• **Task description**
Pictures stay out of the copy; set down each line of the listing below exactly.

• **Provided material**

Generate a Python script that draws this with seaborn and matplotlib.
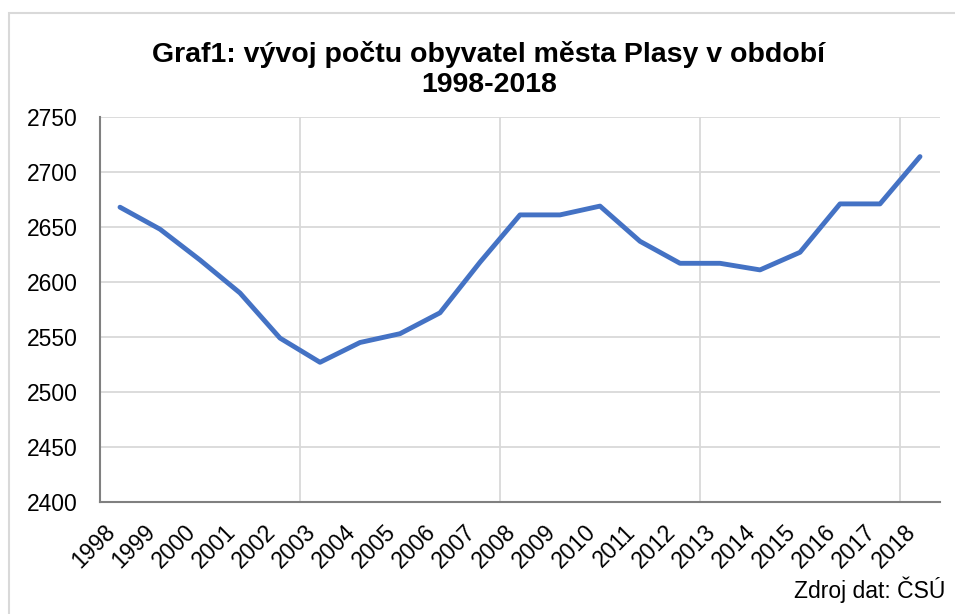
import numpy as np
import pandas as pd
import seaborn as sns
from matplotlib import pyplot as plt
from matplotlib.patches import Rectangle

# population of Plasy, 1998-2018
years = [str(y) for y in range(1998, 2019)]
population = [2668, 2648, 2620, 2590, 2549, 2527, 2545, 2553, 2572, 2618,
              2661, 2661, 2669, 2637, 2617, 2617, 2611, 2627, 2671, 2671, 2714]
y_ticks = [2400, 2450, 2500, 2550, 2600, 2650, 2700, 2750]

title = "Graf1: vývoj počtu obyvatel města Plasy v období\n1998-2018"
source = "Zdroj dat: ČSÚ"

sns.set_style("white")
plt.rcParams["font.family"] = ["Liberation Sans", "DejaVu Sans"]
plt.rcParams["text.color"] = "black"

df = pd.DataFrame({"pos": np.arange(len(years)), "population": population})

f = plt.figure(figsize=(9.55, 6.14), dpi=100)
ax = f.add_axes([100 / 955, 1 - 502 / 614, 840 / 955, 385 / 614])

sns.lineplot(ax=ax, data=df, x="pos", y="population",
             color="#4472C4", linewidth=3.5, solid_capstyle="round", zorder=3)

ax.set_xlim(-0.5, len(years) - 0.5)
ax.set_ylim(y_ticks[0], y_ticks[-1])
ax.set_yticks(y_ticks)
ax.set_xticks(np.arange(len(years)))
ax.set_xticklabels(years, rotation=45, ha="right")
ax.tick_params(axis="both", length=0, labelsize=16.5, colors="black")
ax.tick_params(axis="y", pad=16)
ax.tick_params(axis="x", pad=13)
ax.set_xlabel("")
ax.set_ylabel("")

# gridlines: horizontal at every tick, vertical every five categories
for yv in y_ticks[1:]:
    ax.axhline(yv, color="#d9d9d9", linewidth=1.3, zorder=1)
for xv in np.arange(4.5, len(years) - 1, 5):
    ax.axvline(xv, color="#d9d9d9", linewidth=1.3, zorder=1)

for side in ["top", "right"]:
    ax.spines[side].set_visible(False)
for side in ["left", "bottom"]:
    ax.spines[side].set_color("#808080")
    ax.spines[side].set_linewidth(1.5)
    ax.spines[side].set_zorder(2)

f.text(489 / 955, 1 - 69 / 614, title, ha="center", va="center",
       fontsize=20.5, fontweight="bold", linespacing=1.2, color="black")
f.text(945 / 955, 1 - 590 / 614, source, ha="right", va="center",
       fontsize=16.5, color="black")

# light chart-area border
f.patches.append(Rectangle((9 / 955, -0.05), 1.0, 1 - 13 / 614 + 0.05,
                           transform=f.transFigure, fill=False,
                           edgecolor="#d9d9d9", linewidth=1.5))

f.savefig("out.png", dpi=100)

• **Answer in full**
Generate a Python script that draws this with seaborn and matplotlib.
import numpy as np
import pandas as pd
import seaborn as sns
from matplotlib import pyplot as plt
from matplotlib.patches import Rectangle

# population of Plasy, 1998-2018
years = [str(y) for y in range(1998, 2019)]
population = [2668, 2648, 2620, 2590, 2549, 2527, 2545, 2553, 2572, 2618,
              2661, 2661, 2669, 2637, 2617, 2617, 2611, 2627, 2671, 2671, 2714]
y_ticks = [2400, 2450, 2500, 2550, 2600, 2650, 2700, 2750]

title = "Graf1: vývoj počtu obyvatel města Plasy v období\n1998-2018"
source = "Zdroj dat: ČSÚ"

sns.set_style("white")
plt.rcParams["font.family"] = ["Liberation Sans", "DejaVu Sans"]
plt.rcParams["text.color"] = "black"

df = pd.DataFrame({"pos": np.arange(len(years)), "population": population})

f = plt.figure(figsize=(9.55, 6.14), dpi=100)
ax = f.add_axes([100 / 955, 1 - 502 / 614, 840 / 955, 385 / 614])

sns.lineplot(ax=ax, data=df, x="pos", y="population",
             color="#4472C4", linewidth=3.5, solid_capstyle="round", zorder=3)

ax.set_xlim(-0.5, len(years) - 0.5)
ax.set_ylim(y_ticks[0], y_ticks[-1])
ax.set_yticks(y_ticks)
ax.set_xticks(np.arange(len(years)))
ax.set_xticklabels(years, rotation=45, ha="right")
ax.tick_params(axis="both", length=0, labelsize=16.5, colors="black")
ax.tick_params(axis="y", pad=16)
ax.tick_params(axis="x", pad=13)
ax.set_xlabel("")
ax.set_ylabel("")

# gridlines: horizontal at every tick, vertical every five categories
for yv in y_ticks[1:]:
    ax.axhline(yv, color="#d9d9d9", linewidth=1.3, zorder=1)
for xv in np.arange(4.5, len(years) - 1, 5):
    ax.axvline(xv, color="#d9d9d9", linewidth=1.3, zorder=1)

for side in ["top", "right"]:
    ax.spines[side].set_visible(False)
for side in ["left", "bottom"]:
    ax.spines[side].set_color("#808080")
    ax.spines[side].set_linewidth(1.5)
    ax.spines[side].set_zorder(2)

f.text(489 / 955, 1 - 69 / 614, title, ha="center", va="center",
       fontsize=20.5, fontweight="bold", linespacing=1.2, color="black")
f.text(945 / 955, 1 - 590 / 614, source, ha="right", va="center",
       fontsize=16.5, color="black")

# light chart-area border
f.patches.append(Rectangle((9 / 955, -0.05), 1.0, 1 - 13 / 614 + 0.05,
                           transform=f.transFigure, fill=False,
                           edgecolor="#d9d9d9", linewidth=1.5))

f.savefig("out.png", dpi=100)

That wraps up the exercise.